2) Na conferência de Isabel Gil, Paisagens em ruínas. A Alemanha no cinema americano do pós-guerra, apresentada em 8 de Janeiro de 2009, a responsável pela Faculdade de Ciências Humanas da UCP falou do filme Wolfgang Staudte, Os assassinos estão entre nós (Die Mörder sind unter uns) (1946). Fiz um pequeno vídeo de uma das passagens dessa conferência.
Isabel Gil acentuou as palavras ruína e destruição na sociedade alemã pós-Segunda Guerra Mundial. Referiu abundantemente Simmel, Benjamin, Freud, que escreveram sobre a ideia de ruína na cultura alemã, e alargou esses pensamentos às repercussões na Alemanha a seguir a 1945: por um lado, limpar as feridas, com a reconstrução dos edifícios e o restabelecimento de laços; por outro lado, manter ruínas como memória viva do que acontecera, indicar que todos eram suspeitos (daí o relevo que deu ao filme de Wolfgang Staudte, Os Assassinos Estão Entre Nós, de 1946). A sociedade (e os indivíduos) procuravam a renovação a troco do esquecimento, mas a memória pesava nas mentes e nos gestos. Os corpos arrastavam-se num lamento quase sem fim.

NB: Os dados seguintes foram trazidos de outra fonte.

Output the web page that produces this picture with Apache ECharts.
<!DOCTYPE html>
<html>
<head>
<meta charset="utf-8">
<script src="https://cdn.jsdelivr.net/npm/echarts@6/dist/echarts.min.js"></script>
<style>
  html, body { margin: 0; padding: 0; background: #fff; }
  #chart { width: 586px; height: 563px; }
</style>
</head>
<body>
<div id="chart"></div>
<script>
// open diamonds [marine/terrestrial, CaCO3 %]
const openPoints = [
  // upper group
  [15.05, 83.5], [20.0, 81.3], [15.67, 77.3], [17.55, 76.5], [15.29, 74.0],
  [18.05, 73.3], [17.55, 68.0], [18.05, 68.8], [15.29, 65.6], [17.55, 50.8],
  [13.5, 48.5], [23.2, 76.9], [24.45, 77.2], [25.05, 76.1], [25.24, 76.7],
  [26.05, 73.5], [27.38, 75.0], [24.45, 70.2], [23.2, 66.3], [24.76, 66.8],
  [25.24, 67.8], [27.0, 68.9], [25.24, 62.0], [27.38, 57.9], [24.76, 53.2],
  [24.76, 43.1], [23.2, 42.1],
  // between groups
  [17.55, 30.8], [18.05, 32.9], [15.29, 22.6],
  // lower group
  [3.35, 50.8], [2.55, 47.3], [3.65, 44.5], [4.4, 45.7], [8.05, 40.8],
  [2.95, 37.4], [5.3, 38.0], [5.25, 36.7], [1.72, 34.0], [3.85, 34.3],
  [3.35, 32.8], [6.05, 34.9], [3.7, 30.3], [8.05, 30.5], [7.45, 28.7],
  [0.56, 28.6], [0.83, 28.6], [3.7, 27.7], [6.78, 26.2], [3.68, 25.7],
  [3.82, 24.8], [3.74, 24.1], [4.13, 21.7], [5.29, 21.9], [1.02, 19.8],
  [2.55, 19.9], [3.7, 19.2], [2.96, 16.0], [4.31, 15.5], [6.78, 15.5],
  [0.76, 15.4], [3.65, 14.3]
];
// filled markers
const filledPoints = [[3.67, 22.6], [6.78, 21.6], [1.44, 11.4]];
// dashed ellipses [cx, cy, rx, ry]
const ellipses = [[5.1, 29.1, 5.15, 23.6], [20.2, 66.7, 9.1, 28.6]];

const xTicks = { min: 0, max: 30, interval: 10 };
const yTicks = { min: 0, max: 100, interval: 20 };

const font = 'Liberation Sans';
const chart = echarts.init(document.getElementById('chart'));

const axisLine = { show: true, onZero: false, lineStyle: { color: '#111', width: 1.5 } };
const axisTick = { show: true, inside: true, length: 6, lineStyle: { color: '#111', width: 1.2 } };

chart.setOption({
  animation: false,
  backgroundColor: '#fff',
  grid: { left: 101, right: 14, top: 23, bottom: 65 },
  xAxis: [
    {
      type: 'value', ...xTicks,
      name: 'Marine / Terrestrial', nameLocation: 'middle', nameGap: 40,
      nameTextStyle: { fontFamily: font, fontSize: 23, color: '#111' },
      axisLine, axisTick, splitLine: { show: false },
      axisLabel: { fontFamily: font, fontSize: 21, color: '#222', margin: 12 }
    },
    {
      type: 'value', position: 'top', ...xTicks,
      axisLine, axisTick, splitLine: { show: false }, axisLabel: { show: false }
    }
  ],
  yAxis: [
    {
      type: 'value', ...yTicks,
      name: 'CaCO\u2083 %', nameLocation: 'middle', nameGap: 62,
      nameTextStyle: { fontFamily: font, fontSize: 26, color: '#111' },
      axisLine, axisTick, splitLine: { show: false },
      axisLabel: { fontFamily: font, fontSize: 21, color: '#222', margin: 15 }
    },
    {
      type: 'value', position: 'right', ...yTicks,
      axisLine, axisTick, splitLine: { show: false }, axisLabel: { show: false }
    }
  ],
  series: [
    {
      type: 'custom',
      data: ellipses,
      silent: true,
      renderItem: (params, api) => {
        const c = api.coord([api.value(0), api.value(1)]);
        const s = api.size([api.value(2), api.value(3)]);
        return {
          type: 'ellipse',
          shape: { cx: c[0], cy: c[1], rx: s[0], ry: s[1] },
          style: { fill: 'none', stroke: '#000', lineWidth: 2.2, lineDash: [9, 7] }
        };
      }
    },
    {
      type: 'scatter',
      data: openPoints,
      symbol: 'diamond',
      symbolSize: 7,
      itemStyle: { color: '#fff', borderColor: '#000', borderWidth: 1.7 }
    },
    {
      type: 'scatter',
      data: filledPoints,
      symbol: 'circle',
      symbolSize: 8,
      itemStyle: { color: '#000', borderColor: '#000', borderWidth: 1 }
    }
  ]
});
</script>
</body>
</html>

3) Retiro do sítio do Teatro Aberto informação sobre a peça que está quase a sair de cena, Imaculados, de Dea Loher: "Fadoul e Elísio, dois emigrantes clandestinos, culpam-se de nada terem feito para impedir uma mulher de se afogar. Rosa gostaria de receber mais atenção de Franz, o marido. A mãe de Rosa está doente e instala-se em casa da filha. Absoluta, uma jovem cega, dança num bar junto ao porto para homens que ela não vê e que a desejam. Uma mulher só dispõe-se a tudo para existir aos olhos dos outros. Ella, uma filósofa que não aceita o envelhecimento, deixou de acreditar nas ciências do espírito e fala sozinha" [ver também notícia da RTP neste vídeo].

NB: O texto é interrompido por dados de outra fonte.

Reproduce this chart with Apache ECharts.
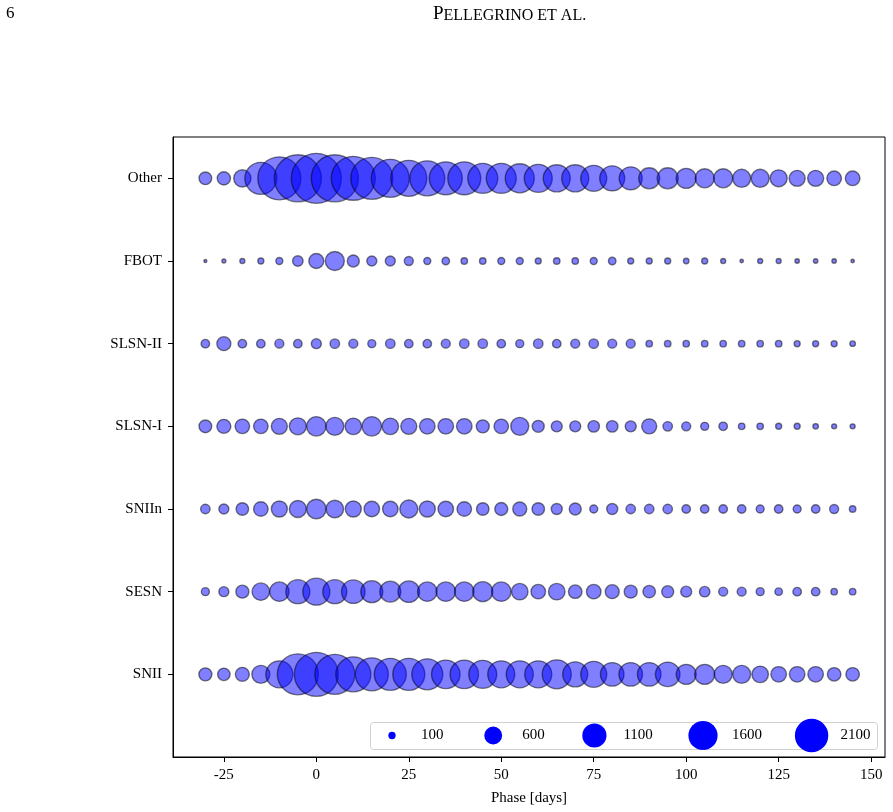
<!DOCTYPE html>
<html>
<head>
<meta charset="utf-8">
<script src="https://cdn.jsdelivr.net/npm/echarts@6/dist/echarts.min.js"></script>
<style>
  html, body { margin: 0; background: #fff; }
  #chart { width: 893px; height: 812px; }
</style>
</head>
<body>
<div id="chart"></div>
<script>
// phase grid (days) and class names, bottom to top
const phases = [-30, -25, -20, -15, -10, -5, 0, 5, 10, 15, 20, 25, 30, 35, 40, 45, 50, 55,
  60, 65, 70, 75, 80, 85, 90, 95, 100, 105, 110, 115, 120, 125, 130, 135, 140, 145];
const categories = ["SNII", "SESN", "SNIIn", "SLSN-I", "SLSN-II", "FBOT", "Other"];

// number of objects per phase bin, one array per class
const snII = [317, 293, 368, 608, 1368, 3155, 3634, 3003, 2299, 2044, 1922, 1922, 1804, 1525, 1525, 1472, 1368, 1368,
  1368, 1579, 1173, 1269, 1037, 1037, 1037, 1127, 751, 751, 608, 608, 511, 451, 451, 451, 342, 342];
const sesn = [120, 188, 317, 575, 714, 1081, 1368, 1081, 1037, 908, 828, 868, 714, 714, 714, 751, 714, 511,
  395, 511, 342, 395, 368, 317, 293, 270, 227, 207, 152, 152, 120, 106, 136, 136, 79, 79];
const snIIn = [169, 188, 293, 395, 480, 542, 714, 575, 480, 451, 451, 608, 480, 451, 395, 293, 317, 368,
  293, 227, 270, 120, 227, 169, 169, 169, 136, 136, 136, 136, 120, 136, 120, 136, 152, 79];
const slsnI = [303, 368, 395, 395, 480, 542, 714, 608, 511, 714, 511, 480, 451, 451, 451, 317, 395, 608,
  270, 227, 227, 248, 248, 227, 422, 169, 152, 120, 136, 79, 79, 68, 68, 57, 47, 47];
const slsnII = [136, 368, 136, 136, 152, 136, 188, 169, 152, 120, 169, 136, 136, 152, 169, 169, 136, 120,
  169, 136, 152, 169, 152, 152, 79, 79, 79, 79, 79, 79, 79, 79, 68, 68, 68, 57];
const fbot = [17, 30, 47, 68, 92, 207, 422, 677, 270, 188, 188, 152, 92, 106, 79, 79, 92, 92,
  68, 79, 79, 92, 106, 68, 68, 68, 57, 68, 47, 23, 47, 47, 38, 38, 38, 23];
const other = [300, 330, 560, 1920, 3470, 4150, 4690, 4150, 3630, 3310, 2710, 2430, 2300, 2040, 2040, 1690, 1690, 1580,
  1470, 1370, 1370, 1270, 1170, 990, 830, 830, 750, 680, 680, 610, 610, 540, 480, 480, 400, 400];

const xTicks = [-25, 0, 25, 50, 75, 100, 125, 150];
const yTicks = [0, 1, 2, 3, 4, 5, 6];
const legendSizes = [100, 600, 1100, 1600, 2100];

const counts = [snII, sesn, snIIn, slsnI, slsnII, fbot, other];
const font = "Liberation Serif";
// marker diameter in px grows with sqrt of the count (area ~ count)
const sizeOf = n => 0.73 * Math.sqrt(n);

const series = counts.map((row, k) => ({
  type: "scatter",
  name: categories[k],
  data: phases.map((p, i) => [p, k, row[i]]),
  symbolSize: v => sizeOf(v[2]),
  itemStyle: { color: "rgba(0,0,255,0.5)", borderColor: "rgba(0,0,0,0.5)", borderWidth: 1.4, opacity: 1 },
  emphasis: { disabled: true },
}));

// size legend, laid out like matplotlib: marker, label, gap
const legendItems = [];
let lx = 392;
legendSizes.forEach(s => {
  legendItems.push({
    type: "circle", shape: { cx: lx, cy: 735.5, r: sizeOf(s) / 2 },
    style: { fill: "#0000ff" }, z: 10,
  });
  legendItems.push({
    type: "text", x: lx + 29, y: 735.5, z: 10,
    style: { text: String(s), font: `15px "${font}"`, fill: "#000", verticalAlign: "middle" },
  });
  lx += 29 + String(s).length * 7.4 + 50;
});

const chart = echarts.init(document.getElementById("chart"));
chart.setOption({
  animation: false,
  textStyle: { fontFamily: font },
  grid: { left: 173, right: 8, top: 137, bottom: 55, show: true, borderColor: "#000", borderWidth: 1 },
  xAxis: {
    type: "value", min: -38.75, max: 153.75,
    name: "Phase [days]", nameLocation: "middle", nameGap: 34,
    nameTextStyle: { fontFamily: font, fontSize: 15, color: "#000" },
    axisLine: { onZero: false, lineStyle: { color: "#000", width: 1 } },
    axisTick: { customValues: xTicks, length: 5, lineStyle: { color: "#000" } },
    axisLabel: { customValues: xTicks, margin: 11, fontSize: 15, color: "#000", fontFamily: font },
    splitLine: { show: false },
  },
  yAxis: {
    type: "value", min: -1, max: 6.5,
    axisLine: { onZero: false, lineStyle: { color: "#000", width: 1 } },
    axisTick: { customValues: yTicks, length: 5, lineStyle: { color: "#000" } },
    axisLabel: {
      customValues: yTicks, margin: 11, fontSize: 15, color: "#000", fontFamily: font,
      formatter: v => categories[v],
    },
    splitLine: { show: false },
  },
  series: series,
  graphic: [
    {
      type: "text", x: 6, y: 14,
      style: { text: "6", font: `17px "${font}"`, fill: "#000", verticalAlign: "middle" },
    },
    {
      type: "text", x: 433, y: 14,
      style: {
        text: "{a|P}{b|ELLEGRINO ET AL.}", verticalAlign: "middle", fill: "#000",
        rich: {
          a: { fontFamily: font, fontSize: 19, verticalAlign: "bottom" },
          b: { fontFamily: font, fontSize: 16, verticalAlign: "bottom" },
        },
      },
    },
    {
      type: "rect", z: 9,
      shape: { x: 370.5, y: 722.5, width: 507, height: 27, r: 3 },
      style: { fill: "rgba(255,255,255,0.8)", stroke: "#d0d0d0", lineWidth: 1 },
    },
    ...legendItems,
  ],
});
</script>
</body>
</html>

Dea Loher, autora alemã nascida em 1964, escreveu esta peça estreada em 2003, onde se cruzam "destinos que as contingências da vida separou, criando uma dança de roda marcada pelo humor do desespero e a energia de viver". A peça é um conjunto de histórias tristes, desastrosas, terríveis, como se uma geração estivesse condenada à violência e ao desespero. Para mim, a história mais densa é a de Francisco, que arranja emprego numa funerária e passa a tratar dos mortos e a levar para casa os corpos que não são reclamados. Rosa, a sua jovem mulher, que ambiciona ter um filho, vive encurralada entre o "ofício" do marido e a pressão da mãe, que se instalara na sua casa e dormia no único quarto da casa. Os corpos nus e desprezados, a procura da purificação através do ritual da lavagem, na noite fria do teatro, deixou-me desconfortado.

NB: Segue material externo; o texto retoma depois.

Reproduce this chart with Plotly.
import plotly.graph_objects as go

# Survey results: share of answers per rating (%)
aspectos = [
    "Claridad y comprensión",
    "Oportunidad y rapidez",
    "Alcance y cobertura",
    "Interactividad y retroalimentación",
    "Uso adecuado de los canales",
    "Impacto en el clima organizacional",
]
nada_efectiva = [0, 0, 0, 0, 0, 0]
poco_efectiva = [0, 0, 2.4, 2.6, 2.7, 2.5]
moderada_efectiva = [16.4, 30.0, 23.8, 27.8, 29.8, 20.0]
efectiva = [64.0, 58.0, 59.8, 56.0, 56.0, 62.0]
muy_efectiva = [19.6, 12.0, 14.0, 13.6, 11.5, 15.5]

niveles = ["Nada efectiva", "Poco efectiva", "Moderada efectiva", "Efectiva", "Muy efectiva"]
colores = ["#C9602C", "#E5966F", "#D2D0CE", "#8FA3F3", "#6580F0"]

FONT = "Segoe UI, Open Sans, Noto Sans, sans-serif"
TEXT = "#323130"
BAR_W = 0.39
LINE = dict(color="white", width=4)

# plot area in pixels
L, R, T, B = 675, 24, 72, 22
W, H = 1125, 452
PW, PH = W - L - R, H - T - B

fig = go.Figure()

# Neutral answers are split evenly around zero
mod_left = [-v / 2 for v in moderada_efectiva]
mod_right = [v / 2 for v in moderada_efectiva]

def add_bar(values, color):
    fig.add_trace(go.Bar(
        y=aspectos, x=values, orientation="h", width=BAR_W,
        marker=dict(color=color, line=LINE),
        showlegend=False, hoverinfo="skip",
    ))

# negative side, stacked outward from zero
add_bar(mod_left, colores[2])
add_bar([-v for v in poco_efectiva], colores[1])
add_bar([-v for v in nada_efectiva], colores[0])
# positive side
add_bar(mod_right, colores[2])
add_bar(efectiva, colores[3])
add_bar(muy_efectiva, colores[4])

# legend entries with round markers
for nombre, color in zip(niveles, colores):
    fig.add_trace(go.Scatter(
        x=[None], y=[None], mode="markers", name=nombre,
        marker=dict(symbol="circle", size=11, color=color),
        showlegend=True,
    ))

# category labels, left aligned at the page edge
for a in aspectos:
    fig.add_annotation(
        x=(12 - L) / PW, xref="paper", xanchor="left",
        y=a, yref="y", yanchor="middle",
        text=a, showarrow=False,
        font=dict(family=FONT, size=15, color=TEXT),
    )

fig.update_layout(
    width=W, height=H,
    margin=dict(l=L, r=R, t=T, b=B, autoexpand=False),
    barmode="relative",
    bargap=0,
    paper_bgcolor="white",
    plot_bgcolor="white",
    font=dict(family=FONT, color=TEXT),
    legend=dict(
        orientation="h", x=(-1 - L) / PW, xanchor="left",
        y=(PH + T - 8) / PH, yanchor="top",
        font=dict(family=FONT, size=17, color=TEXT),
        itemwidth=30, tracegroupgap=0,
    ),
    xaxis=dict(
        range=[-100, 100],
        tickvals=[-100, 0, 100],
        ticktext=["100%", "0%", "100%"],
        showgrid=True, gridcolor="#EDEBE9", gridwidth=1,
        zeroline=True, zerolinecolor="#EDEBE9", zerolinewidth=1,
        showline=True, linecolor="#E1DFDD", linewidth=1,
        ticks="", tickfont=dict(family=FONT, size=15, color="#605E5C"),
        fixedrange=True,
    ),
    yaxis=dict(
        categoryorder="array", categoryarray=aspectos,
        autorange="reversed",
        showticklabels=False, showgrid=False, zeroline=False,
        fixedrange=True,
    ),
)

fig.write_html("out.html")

Conclusão) Já o sentira no filme de McQueen e na sequência do comboio que atravessa Berlim (ou outra parte da Alemanha) no filme de Staudte. O acordeão na peça de Loher atenua o meu desconforto. Mas as palavras da autora voltam a colocar-me na mesmo posição ingrata. Em entrevista, diz ela, a propósito da maldade, a "observação muito clara e precisa dos seres humanos, absolutamente nada idílica". Ou: "não conheço muitas pessoas felizes, para falar com franqueza". O corpo e a nudez em Fome, o corpo e a nudez em Imaculados, a mágoa espiritual em Staudte - três ocorrências a que assisti, sem as ter previamente programado, deixaram-me muito cansado, quase arrasado. O país, a fronteira, a realidade, a definição do eu e do outro, a liberdade, eis assuntos que me levaram a pensar muito nestes dias.